Ya que no escribiré voy a atender a la piel. La isla te convierte en piel. Hace que descubras las plantas de los pies: enormes, voraces de arena y de mar, los pezones y su lenguaje en morse (punto o ralla según la brisa y la sal), el ombligo, los nuevos pliegues, el sudor que los macera aquí y allá. Ya que no escribo está el cuerpo, las líneas del tiempo, sus regueros; el nuestro y el de los niños, siempre en declive inverso. Ya que no escribo los salpicones de agua (y mi mal humor cuando me mojan, que les divierte tanto), la espuma en las rodillas de Rocío, corriendo hacia mí como una virgen marinera. El tacto. Ya que no escribo, el tacto. La arcilla sobre la cara y el gesto atrapado, salvaje, los ojos de la niña fosforecen sobre las mejillas tiznadas. El paisaje, ya que no lo pondré en palabras, la inundación del paisaje. La fractura vertical de la caliza y el lomo del mar en verano: amaestrado, fácil, complaciente. Hay memorias de temporal en los troncos color escayola que se dejan lamer sobre la arena. Sus ramas parecen turgentes como venas jóvenes pero el interior es pura ceniza. Ya que no escribo el silencio, el de los peces, silencio superlativo, de catedral inmensa, desierta. Iridiscentes y huidizos, los peces hacen sus requiebros y se alejan soberbios, la luz filtrada parece todo su alimento. Dejan a la vista el baile de la posidonia, la batuta del Mediterráneo, emitiendo su único acorde repetitivo. Cuando ya no escribo es la respiración la que ocupa el centro, resonando en el tubo o hecha burbujas, acompasada con las algas o revuelta en el pecho de los niños nada más desplomarse en la toalla. No escribo y están ellos, la torpeza con las palas y la exploración por la roca, saliendo a tumbos del agua como astronautas primerizos, los bocadillos con arena y la sandía plagada de avispas. Las moscas de la siesta y los caracoles que Rocío me pide que le guarde en la funda de los bolis. El esqueleto de erizo se lo disputarán hasta la cena.
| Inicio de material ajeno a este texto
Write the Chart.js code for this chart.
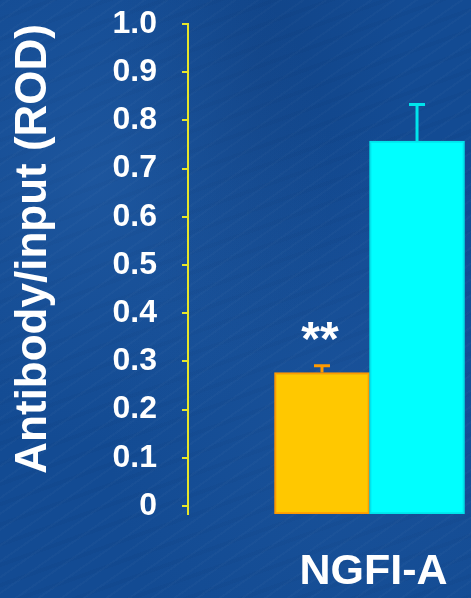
<!DOCTYPE html>
<html>
<head>
<meta charset="utf-8">
<script src="https://cdn.jsdelivr.net/npm/chart.js@4.4.0/dist/chart.umd.min.js"></script>
<style>
  html, body { margin: 0; padding: 0; }
  body {
    width: 471px; height: 598px; overflow: hidden;
    background-color: #134b93;
    background-image:
      radial-gradient(ellipse at 20% 30%, rgba(80,140,210,0.16), transparent 45%),
      radial-gradient(ellipse at 75% 70%, rgba(70,130,200,0.12), transparent 50%),
      radial-gradient(ellipse at 55% 10%, rgba(10,40,90,0.18), transparent 40%),
      repeating-linear-gradient(-35deg, rgba(255,255,255,0.02) 0 2px, transparent 2px 13px),
      repeating-linear-gradient(-20deg, rgba(0,20,60,0.04) 0 4px, transparent 4px 19px);
  }
  #wrap { position: relative; width: 471px; height: 598px; }
</style>
</head>
<body>
<div id="wrap"><canvas id="barChart"></canvas></div>
<script>
// values
const groupLabel = "NGFI-A";
const barValues = [0.277, 0.757];
const barErrors = [0.014, 0.076];
const sigMarks = ["**", ""];
const yTickValues = [0, 0.1, 0.2, 0.3, 0.4, 0.5, 0.6, 0.7, 0.8, 0.9, 1.0];
const yTickLabels = ["0", "0.1", "0.2", "0.3", "0.4", "0.5", "0.6", "0.7", "0.8", "0.9", "1.0"];

const fillColors = ["#ffc800", "#00ffff"];
const edgeColors = ["#ff9a00", "#00e4ec"];
const axisYellow = "#e6e62a";
const FONT = "'Liberation Sans', Arial, sans-serif";

// no extra label padding, so the plot box sits where the layout puts it
function noPadding(scale) {
    scale.paddingTop = 0;
    scale.paddingBottom = 0;
    scale.paddingLeft = 0;
    scale.paddingRight = 0;
}

// error bars (upper half only) + significance stars
const errorBars = {
    id: "errorBars",
    afterDatasetsDraw(chart) {
        const ctx = chart.ctx;
        const y = chart.scales.y;
        const meta = chart.getDatasetMeta(0);
        meta.data.forEach((bar, i) => {
            const top = y.getPixelForValue(barValues[i] + barErrors[i]);
            ctx.save();
            ctx.strokeStyle = edgeColors[i];
            ctx.lineWidth = 3;
            ctx.beginPath();
            ctx.moveTo(bar.x, bar.y);
            ctx.lineTo(bar.x, top);
            ctx.moveTo(bar.x - 8, top);
            ctx.lineTo(bar.x + 8, top);
            ctx.stroke();
            if (sigMarks[i]) {
                ctx.fillStyle = "#ffffff";
                ctx.font = "bold 48px " + FONT;
                ctx.textAlign = "center";
                ctx.textBaseline = "middle";
                ctx.fillText(sigMarks[i], bar.x - 2, top - 24);
            }
            ctx.restore();
        });
    }
};

const chart = new Chart(document.getElementById("barChart"), {
    type: "bar",
    data: {
        datasets: [{
            data: barValues.map((v, i) => ({ x: i, y: v })),
            backgroundColor: fillColors,
            borderColor: edgeColors,
            borderWidth: 2,
            borderSkipped: false,
            barThickness: 95,
            base: -0.0166
        }]
    },
    options: {
        responsive: true,
        maintainAspectRatio: false,
        animation: false,
        layout: { padding: { left: 0, right: 0, top: 24, bottom: 0 } },
        plugins: {
            legend: { display: false },
            tooltip: { enabled: false }
        },
        scales: {
            x: {
                type: "linear",
                offset: false,
                min: -1.41,
                max: 1.568,
                grid: { display: false, drawTicks: false },
                border: { display: false },
                afterBuildTicks(scale) { scale.ticks = [{ value: 0.5 }]; },
                afterFit(scale) { scale.height = 84; noPadding(scale); },
                ticks: {
                    color: "#ffffff",
                    font: { family: FONT, size: 43, weight: "bold" },
                    padding: 32,
                    labelOffset: 4,
                    maxRotation: 0,
                    callback: () => groupLabel
                }
            },
            y: {
                min: -0.0166,
                max: 1.0,
                afterBuildTicks(scale) { scale.ticks = yTickValues.map(v => ({ value: v })); },
                afterFit(scale) { scale.width = 188; noPadding(scale); },
                grid: {
                    drawOnChartArea: false,
                    color: axisYellow,
                    lineWidth: 2,
                    tickLength: 6
                },
                border: { color: axisYellow, width: 2 },
                ticks: {
                    color: "#ffffff",
                    font: { family: FONT, size: 32, weight: "bold" },
                    padding: 25,
                    callback: (v) => yTickLabels[yTickValues.indexOf(v)]
                },
                title: {
                    display: true,
                    text: "Antibody/input (ROD)",
                    color: "#ffffff",
                    align: "end",
                    font: { family: FONT, size: 44, weight: "bold" },
                    padding: { top: 7, bottom: 0 }
                }
            }
        }
    },
    plugins: [errorBars]
});
</script>
</body>
</html>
Ellos son el paraíso al margen de las palabras, el que aún no conozco porque aún no lo he perdido. Son la belleza y el tiempo que, como esta isla, no tiene dueño. Debo dejar de resistirme a su mutación permanente, a su herida, siempre abierta. Es lo que nos ha enseñado la pandemia. 

“Un paraíso soñado es un hilo que se garra ─me asiste Maillard─. Creer nos impide soltarlo. La paz es sin imágenes. Descreed. Soltad los hilos, la querencia, el ansia. Abrid la boca. Soltad. Demasiado tiempo apretando los dientes”.